Cirque founder boards space station

Cirque du Soleil founder Guy Laliberté boards the International Space Station and promptly dons his signature red clown nose.

Cirque du Soleil founder Guy Laliberté boarded the International Space Station on Friday morning and promptly donned his signature red clown nose.

Guy Laliberté wears a red clown nose during a video conference from the International Space Station.
Laliberté made the two-day journey in a Russian Soyuz craft along with Russian cosmonaut Maxim Surayev and U.S. astronaut Jeffrey Williams before docking with the space station 350 kilometres above the Earth.

The hatches opened a few hours later and the three entered the space station, to be welcomed by Canadian astronaut Bob Thirsk, who is on a six-month visit, and five other astronauts.

Laliberté put on the red clown nose as he boarded the station and brought several other noses for the rest of the crew to wear.
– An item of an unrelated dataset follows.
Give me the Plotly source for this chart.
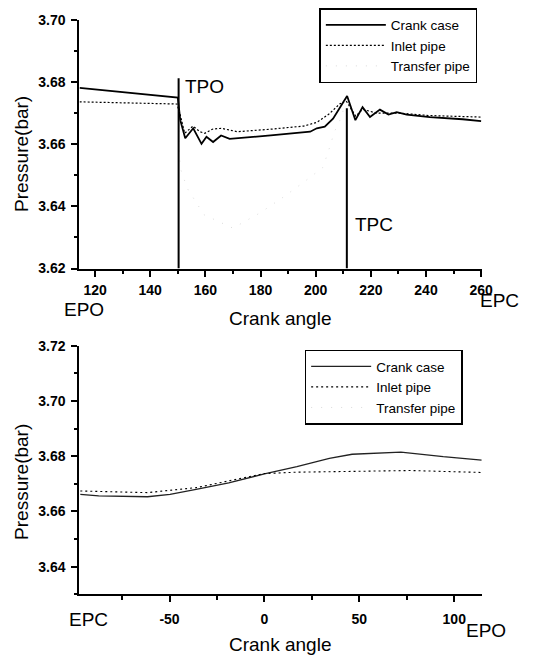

He and his fellow space travellers smiled and waved to relatives and officials watching on a screen at Russian mission control as they entered the space station. Laliberté's children and partner, former model Claudia Barilla, broke into applause.

"I'm adapting pretty well. I love it,"  Laliberté told his family in French.

Laliberté chatted with his family in French for a while.

"Allo, Papou," his son said.

 "Je t'aime, Papou," said his daughter.

"Je t'aime, moi aussi," Laliberté replied.

He jokingly apologized to the astronauts on the space station for hogging video conference time to talk to his children.

"Sorry, there is five of them," he said.

"We were happy he didn't get space sick," Barilla told The Associated Press after the video linkup, cuddling their two-year-old daughter.

9th Canadian in space

The 50-year-old circus billionaire reportedly paid $35 million for the trip, which has made him the seventh space tourist and the ninth Canadian in space.

Guy Laliberté jokes after putting on his space suit Wednesday. ((Shamil Zhumatov/Reuters))
He is expected to be the last private paying tourist to visit the station for some time, as NASA mothballs its fleet of space shuttles, and the U.S. space agency relies on Soyuz craft to get back and forth to the space station.

The self-dubbed first clown in space, Laliberté has said he will use his 12-day stay aboard the space station to raise awareness of drinking-water problems around the world.

While in space, the Quebec businessmen will host the first multimedia event from the station. The two-hour show, called Moving Stars and Earth for Water, will feature former U.S. vice-president Al Gore, and musicians including rock band U2. It is to be carried live on the website

The Canadian entrepreneur founded the One Drop foundation in 2007 to fight poverty by providing access to safe water.

Laliberté reportedly started clowning around even before docking with the space station, entertaining Williams and Surayev with a zero gravity soap bubble show while still aboard the Soyuz capsule.

Laliberté is scheduled to return to Earth on Oct. 11. Williams, a three-time space traveller who recently became a grandfather, and Surayev, who is on his first space flight,  plan to stay in orbit for 169 days.

"We are really proud of him," said Surayev's wife, Anna, who watched the docking with their two daughters. "Glad his dream came true, because it took him 12 years to achieve it."

Williams and Surayev are scheduled to help continue construction of the space station, where in-orbit work began in 1998.